■ Written problem ■
In the data below, find every line with the string "that" and pull it out.

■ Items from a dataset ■
....................

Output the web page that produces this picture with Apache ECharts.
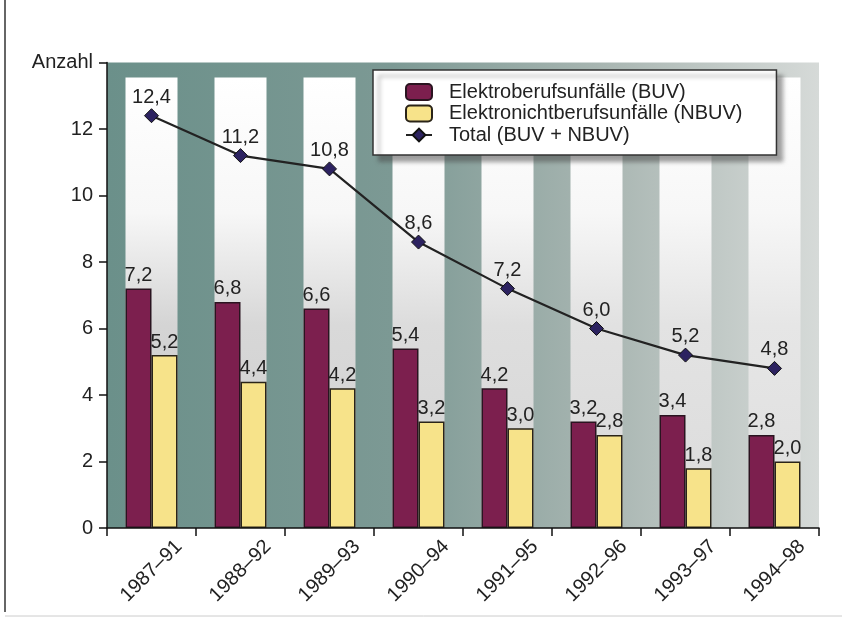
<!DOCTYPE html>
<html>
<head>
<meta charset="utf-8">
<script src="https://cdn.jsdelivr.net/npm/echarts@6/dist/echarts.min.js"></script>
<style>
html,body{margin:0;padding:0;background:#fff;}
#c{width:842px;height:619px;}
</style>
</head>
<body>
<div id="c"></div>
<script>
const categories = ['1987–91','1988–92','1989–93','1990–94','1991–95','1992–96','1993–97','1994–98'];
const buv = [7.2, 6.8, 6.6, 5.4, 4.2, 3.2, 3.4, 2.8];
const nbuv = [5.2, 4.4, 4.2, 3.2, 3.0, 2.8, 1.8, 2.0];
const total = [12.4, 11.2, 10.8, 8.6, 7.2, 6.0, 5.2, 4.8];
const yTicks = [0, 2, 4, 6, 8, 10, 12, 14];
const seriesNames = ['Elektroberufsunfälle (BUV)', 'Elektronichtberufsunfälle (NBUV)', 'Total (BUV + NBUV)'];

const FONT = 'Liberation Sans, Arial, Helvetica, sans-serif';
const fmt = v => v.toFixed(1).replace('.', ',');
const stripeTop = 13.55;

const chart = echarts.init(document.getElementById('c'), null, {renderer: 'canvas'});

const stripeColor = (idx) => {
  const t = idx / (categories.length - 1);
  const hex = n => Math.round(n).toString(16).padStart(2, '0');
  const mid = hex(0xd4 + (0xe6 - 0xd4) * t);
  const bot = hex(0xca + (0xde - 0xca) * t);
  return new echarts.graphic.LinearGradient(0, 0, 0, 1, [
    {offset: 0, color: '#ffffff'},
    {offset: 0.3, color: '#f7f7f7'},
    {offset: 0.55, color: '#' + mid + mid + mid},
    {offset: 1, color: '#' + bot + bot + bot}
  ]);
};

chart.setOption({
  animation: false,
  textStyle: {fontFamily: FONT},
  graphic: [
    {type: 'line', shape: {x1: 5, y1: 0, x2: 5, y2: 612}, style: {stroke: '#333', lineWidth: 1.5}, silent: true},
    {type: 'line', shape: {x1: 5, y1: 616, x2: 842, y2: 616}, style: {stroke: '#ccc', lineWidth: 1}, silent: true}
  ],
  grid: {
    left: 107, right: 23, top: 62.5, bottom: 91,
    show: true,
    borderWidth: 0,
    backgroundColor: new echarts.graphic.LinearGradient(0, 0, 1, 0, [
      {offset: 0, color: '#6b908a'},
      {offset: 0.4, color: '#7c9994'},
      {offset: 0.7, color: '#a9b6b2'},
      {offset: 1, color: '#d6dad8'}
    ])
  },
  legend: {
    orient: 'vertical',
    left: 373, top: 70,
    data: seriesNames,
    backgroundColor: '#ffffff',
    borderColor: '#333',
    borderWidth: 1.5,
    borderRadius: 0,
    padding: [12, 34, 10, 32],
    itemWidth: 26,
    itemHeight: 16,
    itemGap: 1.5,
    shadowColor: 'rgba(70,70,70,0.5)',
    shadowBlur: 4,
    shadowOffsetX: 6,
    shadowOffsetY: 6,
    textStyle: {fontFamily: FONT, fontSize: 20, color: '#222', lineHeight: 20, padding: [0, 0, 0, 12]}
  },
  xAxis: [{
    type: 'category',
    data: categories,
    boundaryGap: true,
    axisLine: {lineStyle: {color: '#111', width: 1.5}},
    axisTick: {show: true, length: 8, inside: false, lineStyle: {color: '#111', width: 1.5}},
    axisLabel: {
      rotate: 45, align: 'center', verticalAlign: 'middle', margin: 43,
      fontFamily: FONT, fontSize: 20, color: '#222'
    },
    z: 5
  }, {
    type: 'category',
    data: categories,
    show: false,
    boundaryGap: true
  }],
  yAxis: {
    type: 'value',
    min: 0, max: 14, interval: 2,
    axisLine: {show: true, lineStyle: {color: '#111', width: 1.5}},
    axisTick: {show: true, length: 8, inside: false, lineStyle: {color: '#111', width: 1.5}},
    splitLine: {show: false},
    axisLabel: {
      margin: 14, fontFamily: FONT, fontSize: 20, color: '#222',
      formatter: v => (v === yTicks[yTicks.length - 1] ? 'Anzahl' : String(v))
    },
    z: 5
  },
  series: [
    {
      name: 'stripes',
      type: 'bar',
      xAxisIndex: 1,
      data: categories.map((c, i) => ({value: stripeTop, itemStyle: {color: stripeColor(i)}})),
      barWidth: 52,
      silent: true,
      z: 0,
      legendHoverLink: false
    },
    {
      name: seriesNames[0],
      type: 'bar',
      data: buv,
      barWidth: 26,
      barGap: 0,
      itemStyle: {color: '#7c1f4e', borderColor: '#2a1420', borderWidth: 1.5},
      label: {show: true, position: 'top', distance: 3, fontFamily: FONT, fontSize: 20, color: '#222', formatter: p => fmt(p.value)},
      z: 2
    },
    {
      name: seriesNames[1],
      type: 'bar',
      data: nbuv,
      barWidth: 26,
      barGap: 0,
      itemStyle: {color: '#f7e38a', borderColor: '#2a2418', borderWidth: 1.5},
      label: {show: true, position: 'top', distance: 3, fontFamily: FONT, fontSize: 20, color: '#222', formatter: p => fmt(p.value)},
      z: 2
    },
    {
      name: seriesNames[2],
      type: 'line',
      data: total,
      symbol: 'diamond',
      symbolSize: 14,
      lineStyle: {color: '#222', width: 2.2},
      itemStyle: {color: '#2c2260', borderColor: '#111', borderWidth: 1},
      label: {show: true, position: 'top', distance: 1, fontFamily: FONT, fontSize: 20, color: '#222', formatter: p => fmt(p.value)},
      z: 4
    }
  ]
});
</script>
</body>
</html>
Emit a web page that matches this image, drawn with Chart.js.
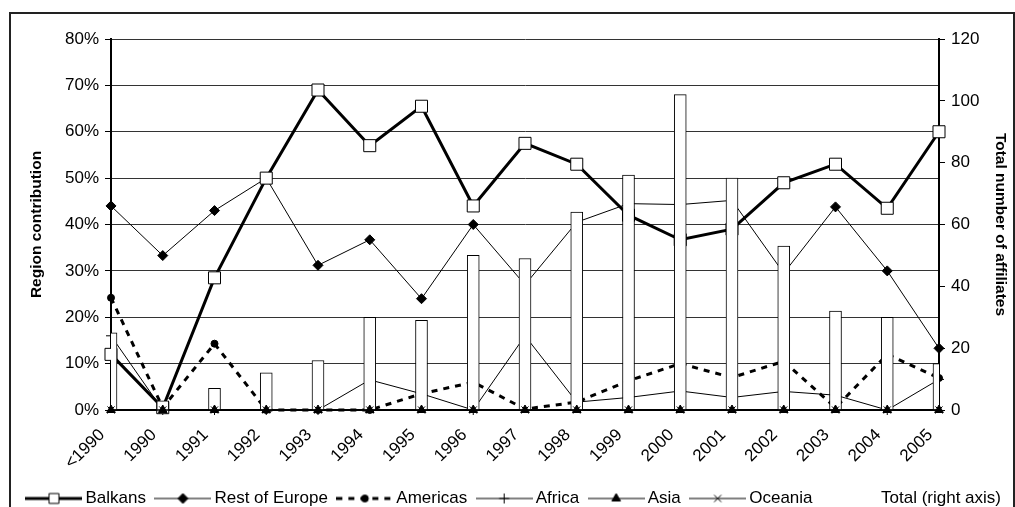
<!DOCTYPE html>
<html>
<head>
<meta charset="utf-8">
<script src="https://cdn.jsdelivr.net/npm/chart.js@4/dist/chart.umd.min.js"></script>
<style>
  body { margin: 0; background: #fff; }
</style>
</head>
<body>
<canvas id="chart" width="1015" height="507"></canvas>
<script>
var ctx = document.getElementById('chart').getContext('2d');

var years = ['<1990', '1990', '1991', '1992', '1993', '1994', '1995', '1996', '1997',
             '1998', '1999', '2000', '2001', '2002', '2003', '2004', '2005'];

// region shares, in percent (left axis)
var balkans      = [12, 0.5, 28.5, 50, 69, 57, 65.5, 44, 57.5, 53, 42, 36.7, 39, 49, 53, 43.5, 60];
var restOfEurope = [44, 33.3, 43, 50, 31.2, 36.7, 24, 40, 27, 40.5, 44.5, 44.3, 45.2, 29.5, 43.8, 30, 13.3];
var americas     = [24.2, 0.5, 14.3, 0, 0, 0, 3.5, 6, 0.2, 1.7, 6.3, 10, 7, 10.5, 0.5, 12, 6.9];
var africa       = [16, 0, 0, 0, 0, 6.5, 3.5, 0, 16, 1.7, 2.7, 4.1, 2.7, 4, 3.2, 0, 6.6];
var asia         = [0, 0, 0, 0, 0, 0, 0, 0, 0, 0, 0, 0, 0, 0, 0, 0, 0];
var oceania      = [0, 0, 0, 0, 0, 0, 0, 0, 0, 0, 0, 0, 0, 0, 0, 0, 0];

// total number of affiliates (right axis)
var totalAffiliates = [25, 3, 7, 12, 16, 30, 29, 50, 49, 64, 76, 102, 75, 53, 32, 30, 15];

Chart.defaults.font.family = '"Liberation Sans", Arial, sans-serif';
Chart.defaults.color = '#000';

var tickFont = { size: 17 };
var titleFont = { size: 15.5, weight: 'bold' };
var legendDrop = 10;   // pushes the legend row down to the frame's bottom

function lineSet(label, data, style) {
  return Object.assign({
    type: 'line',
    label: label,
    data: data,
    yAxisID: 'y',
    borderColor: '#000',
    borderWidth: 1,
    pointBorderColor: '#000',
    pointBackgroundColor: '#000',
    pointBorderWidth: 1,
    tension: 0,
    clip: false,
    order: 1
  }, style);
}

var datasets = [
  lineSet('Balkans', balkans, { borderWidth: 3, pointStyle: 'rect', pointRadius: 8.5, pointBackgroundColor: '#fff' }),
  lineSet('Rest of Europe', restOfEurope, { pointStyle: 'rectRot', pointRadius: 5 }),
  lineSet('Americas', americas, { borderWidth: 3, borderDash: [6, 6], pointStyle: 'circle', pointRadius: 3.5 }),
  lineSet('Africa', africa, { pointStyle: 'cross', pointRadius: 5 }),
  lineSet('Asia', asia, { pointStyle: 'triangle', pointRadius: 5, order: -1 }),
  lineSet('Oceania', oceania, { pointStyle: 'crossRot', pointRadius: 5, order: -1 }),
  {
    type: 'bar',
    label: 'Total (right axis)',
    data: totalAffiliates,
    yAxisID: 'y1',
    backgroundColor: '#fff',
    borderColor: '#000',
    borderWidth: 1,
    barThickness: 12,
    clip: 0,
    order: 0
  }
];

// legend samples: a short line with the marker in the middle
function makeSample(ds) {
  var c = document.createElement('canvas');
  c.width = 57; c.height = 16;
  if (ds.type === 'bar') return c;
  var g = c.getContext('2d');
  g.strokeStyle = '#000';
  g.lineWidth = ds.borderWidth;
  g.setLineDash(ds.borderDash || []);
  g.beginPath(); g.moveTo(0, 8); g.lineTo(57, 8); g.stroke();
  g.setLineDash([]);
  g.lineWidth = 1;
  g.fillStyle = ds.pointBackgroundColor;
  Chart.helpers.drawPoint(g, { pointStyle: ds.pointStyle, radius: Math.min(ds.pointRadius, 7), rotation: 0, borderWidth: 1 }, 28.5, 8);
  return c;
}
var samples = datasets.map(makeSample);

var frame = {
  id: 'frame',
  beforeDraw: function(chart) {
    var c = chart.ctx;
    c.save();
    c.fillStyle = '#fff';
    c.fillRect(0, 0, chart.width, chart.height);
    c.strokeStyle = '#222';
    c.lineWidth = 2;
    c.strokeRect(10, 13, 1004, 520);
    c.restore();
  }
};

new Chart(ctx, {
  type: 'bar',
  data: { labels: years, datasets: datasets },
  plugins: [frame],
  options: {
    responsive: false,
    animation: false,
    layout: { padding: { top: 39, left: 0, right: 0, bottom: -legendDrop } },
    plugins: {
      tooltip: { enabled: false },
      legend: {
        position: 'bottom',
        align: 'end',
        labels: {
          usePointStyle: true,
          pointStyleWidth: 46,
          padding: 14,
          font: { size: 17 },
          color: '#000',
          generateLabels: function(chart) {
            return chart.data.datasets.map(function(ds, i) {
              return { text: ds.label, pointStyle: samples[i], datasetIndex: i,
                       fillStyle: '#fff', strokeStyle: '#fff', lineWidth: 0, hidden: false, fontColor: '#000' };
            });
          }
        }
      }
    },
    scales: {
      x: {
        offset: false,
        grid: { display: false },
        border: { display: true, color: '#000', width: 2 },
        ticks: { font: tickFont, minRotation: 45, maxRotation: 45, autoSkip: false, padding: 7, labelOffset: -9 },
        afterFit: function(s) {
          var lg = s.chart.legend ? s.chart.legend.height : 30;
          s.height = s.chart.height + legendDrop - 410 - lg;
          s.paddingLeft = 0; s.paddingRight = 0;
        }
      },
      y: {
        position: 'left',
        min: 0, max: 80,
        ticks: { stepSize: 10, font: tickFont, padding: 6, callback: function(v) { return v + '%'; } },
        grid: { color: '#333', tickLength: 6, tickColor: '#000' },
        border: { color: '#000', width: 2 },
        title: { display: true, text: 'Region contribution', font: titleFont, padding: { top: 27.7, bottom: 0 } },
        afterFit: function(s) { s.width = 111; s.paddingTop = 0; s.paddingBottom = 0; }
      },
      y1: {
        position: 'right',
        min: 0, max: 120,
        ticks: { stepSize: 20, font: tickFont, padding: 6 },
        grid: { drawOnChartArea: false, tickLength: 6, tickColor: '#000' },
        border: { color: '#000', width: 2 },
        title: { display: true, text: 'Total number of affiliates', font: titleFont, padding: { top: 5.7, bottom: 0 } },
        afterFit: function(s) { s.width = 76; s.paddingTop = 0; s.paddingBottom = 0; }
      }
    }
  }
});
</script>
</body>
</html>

....................

■ Solution for this exercise ■
Output the web page that produces this picture with Apache ECharts.
Emit a web page that matches this image, drawn with Chart.js.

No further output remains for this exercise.